İşte burada ifade edilmeye çalışılan insanın hem dışarıdan, hem de kendisinden gelecek olan, tüm tehdit ve sapmalara karşı, bizzat mü’minin imanının gereği olarak kendisinin kendisini koruması gibi ahlaki bir yükümlülüğü bulunduğunun yanında, bu korumanın sadece insanın kendisine bırakılmayacak kadar önemli olduğu ve bu nedenle kamu otoritesinin işin içine katılması mecburiyetinin bulunduğu, tüm fıkıh tarihinin en temel konularından birisini teşkil etmiştir. Bu durum bizi üçüncü soruya; yani “nasıl korunacaktır?” sorusuna götürür ki bu soru artık bu gün için biz tüm Müslümanların en hayati sorusu haline gelmiş bulunmaktadır.

Çünkü günümüzde “Postmodern Libaralizm”, Klasik liberalizmin sınırlarını çok aşarak, insanın “metafizik özgürlük meselesi”ni İlahi bağlamından kopartarak, insanın kutsallığı argümanı etrafında sekülerleştirmiş bulunmaktadır. Artık bu halde herhangi bir ilahi kaynaktan neşet etmeyen, sadece ve sadece insanın kendi aklı ve insiyaklarından doğan arzu, istek ve eğilimlerini, birer sosyal model, kültürel gerçeklik, insani taşma/oluş kabul ederek hemen hemen tamamıyla normalleştirmiş ve meşrulaştırmış bulunuyor. Bu meşrulaştırmaları sadece özel alanlarda da bırakmıyor; bunları hukuki sistemin normal alanları haline getiriyor. Özellikle Klasik İslami Öğreti’nin neslin ve Din’in korunması alanına dair ahlakla ilişkili hususlarında, Din’in bırakınız içtihatlarını, icma ya da kıyaslarını, nasslarını işlevsiz kılmak için yoğun bir kültürel bombardıman yapıyor. Tüm bunların sonucu olarak sokaktaki Müslüman’ın farkına varamayacağı biçimde onun bilinçaltına empozelerde bulunuyor. Ve ne yazık ki bu bombardımanda İslami medya ve entelekteller de lojistik destek sağlıyorlar. Ve bu enetelektüeller bunu “zamanı doğru okumak” olarak görüyorlar.

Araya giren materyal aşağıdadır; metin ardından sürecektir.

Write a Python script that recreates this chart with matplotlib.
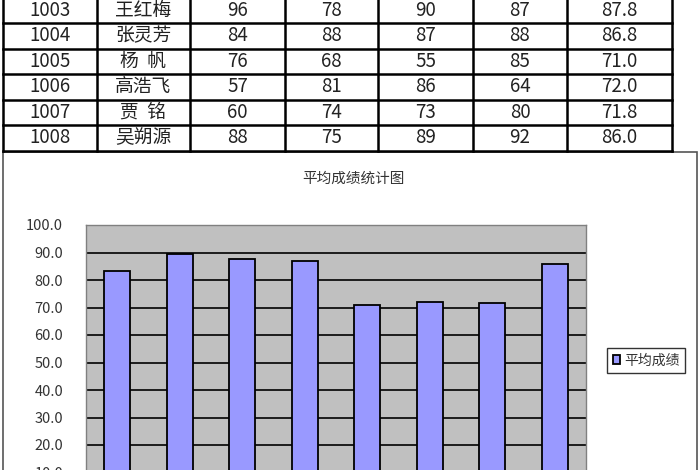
import matplotlib.pyplot as plt
from matplotlib.patches import Rectangle

plt.rcParams['font.family'] = ['Noto Sans CJK SC', 'DejaVu Sans']

# Données du tableau (lignes visibles)
ids = ['1003', '1004', '1005', '1006', '1007', '1008']
names = ['王红梅', '张灵芳', '杨  帆', '高浩飞', '贾  铭', '吴朔源']
score1 = [96, 84, 76, 57, 60, 88]
score2 = [78, 88, 68, 81, 74, 75]
score3 = [90, 87, 55, 86, 73, 89]
score4 = [87, 88, 85, 64, 80, 92]
averages = ['87.8', '86.8', '71.0', '72.0', '71.8', '86.0']

# Données du graphique
students = ['1001', '1002', '1003', '1004', '1005', '1006', '1007', '1008']
chart_avg = [83.3, 89.5, 87.8, 86.8, 71.0, 72.0, 71.8, 86.0]
y_ticks = [10, 20, 30, 40, 50, 60, 70, 80, 90, 100]

W, H = 700, 470
fig = plt.figure(figsize=(7, 4.7), dpi=100)

# Calque en pixels pour le tableau et le cadre du graphique
over = fig.add_axes([0, 0, 1, 1])
over.set_xlim(0, W)
over.set_ylim(H, 0)
over.axis('off')

col_edges = [3, 97, 190, 285, 378, 473, 567, 672]
row_edges = [-2.4, 23, 48.5, 74, 99.5, 125, 150.5]

for x in col_edges:
    over.plot([x, x], [row_edges[0], row_edges[-1]], color='black', lw=1.8)
for y in row_edges:
    over.plot([col_edges[0], col_edges[-1]], [y, y], color='black', lw=1.8)

rows = list(zip(ids, names, score1, score2, score3, score4, averages))
for i, row in enumerate(rows):
    yc = (row_edges[i] + row_edges[i + 1]) / 2
    for j, val in enumerate(row):
        xc = (col_edges[j] + col_edges[j + 1]) / 2
        over.text(xc, yc, str(val), ha='center', va='center',
                  fontsize=13.5, color='#222222')

# Cadre de la zone du graphique
over.add_patch(Rectangle((3, 152), 694, 330, fill=False,
                         edgecolor='#555555', lw=1.2))

over.text(353, 179, '平均成绩统计图', ha='center', va='center',
          fontsize=10.5, color='#333333')

# Graphique en barres
left, right, top, zero = 86, 586, 225, 500
ax = fig.add_axes([left / W, (H - zero) / H, (right - left) / W, (zero - top) / H])
ax.set_facecolor('#C0C0C0')
x = range(len(students))
bars = ax.bar(x, chart_avg, width=0.42, color='#9999FF', edgecolor='black',
              lw=1.3, zorder=3, label='平均成绩')
ax.set_xlim(-0.5, len(students) - 0.5)
ax.set_ylim(0, 100)
ax.set_yticks(y_ticks)
ax.set_yticklabels(['%.1f' % v for v in y_ticks])
ax.yaxis.grid(True, color='black', lw=1.2, zorder=1)
ax.set_xticks([])
ax.tick_params(axis='y', length=0, pad=16.5, labelsize=10.5, labelcolor='#333333')
for s in ax.spines.values():
    s.set_color('#808080')
    s.set_linewidth(1.0)

leg = fig.legend(handles=[bars], labels=['平均成绩'], loc='center',
                 bbox_to_anchor=(646 / W, 1 - 360.5 / H), fontsize=10,
                 frameon=True, fancybox=False, edgecolor='black',
                 handlelength=0.55, handleheight=0.55, handletextpad=0.25,
                 borderpad=0.4)
leg.get_frame().set_linewidth(1.0)
for t in leg.get_texts():
    t.set_color('#333333')

fig.savefig('out.png', dpi=100)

Yukarıda bir kavramlaştırma yaptık: “Klasik liberalizm”, “Postmodern Liberalizm”. Bu kavramlaştırmayı yaparken şu farklılıklara yaslandık: Liberalizm öteden beri kendisini “özgürlük” kavramı etrafında tanıtmakla beraber içinde bulunduğumuz yüzyıla gelinceye kadar giderek azalmakla beraber hep bir muhafazakarlığı da özünde taşımıştır veya en azından ima etmiştir. Nitekim, Batı kültür ikliminde Liberalizm hep muhafazakarlıkla beraber anlaşılmış ve hatta çoğu zaman sadece teşebbüs hürriyeti olarak görülmüş, geleneğin ve ahlakın alanına fazla tecavüz etmesine izin verilmemiştir. Bu nedenle olsa gerek bizdeki “sağ” partilere de bu yaklaşım hep sıcak gelmiştir; kendilerini “muhafazakar liberal” olarak takdim etmekte bir sakınca görmemişlerdir. Bu anlayışa en tipik örnek olarak Özal’ın ANAP’ı gösterilebilir. AKP’de kendisini zaman zaman böyle tanımlamaktadır.

Liberalizm içinde bulunduğumuz yüzyılda artık tamamen kendisini sadece iktisadi alanda değil, kültür ve özellikle ahlak alanında da hakim kılmış bulunmaktadır. İnsandan başlayarak insana dair her alanı aklın ve arzuların kurallarını koyacağı bir alana çevirmiş bulunmaktadır. Bunun sonucu olarak insana dair tüm eğilim ve tercihler, Klasik İslami Öğreti’nin insanın kendisine karşı da korunması hakikatini berhava etmiş bulunmaktadır. Tüm büyük anlatıların öldürülmek istendiği bu havada, asıl büyük anlatı olan dinlerin ve özellikle teslim bayrağını çekmemiş olan İslam’ın yine Müslümanlar eliyle “Postmodern Liberalizm’e eklemlenmeye çalışılmasının korkunç travmalarını yaşıyoruz.

“Peki Postmodern Liberalizm” nedir diye sorulacak olursa; Allah’ın sınır koyduğu ya da yasakladığı her ne var ise onları bir şekilde hayatın ve insanın tabii görünümleridir sayan her şeydir.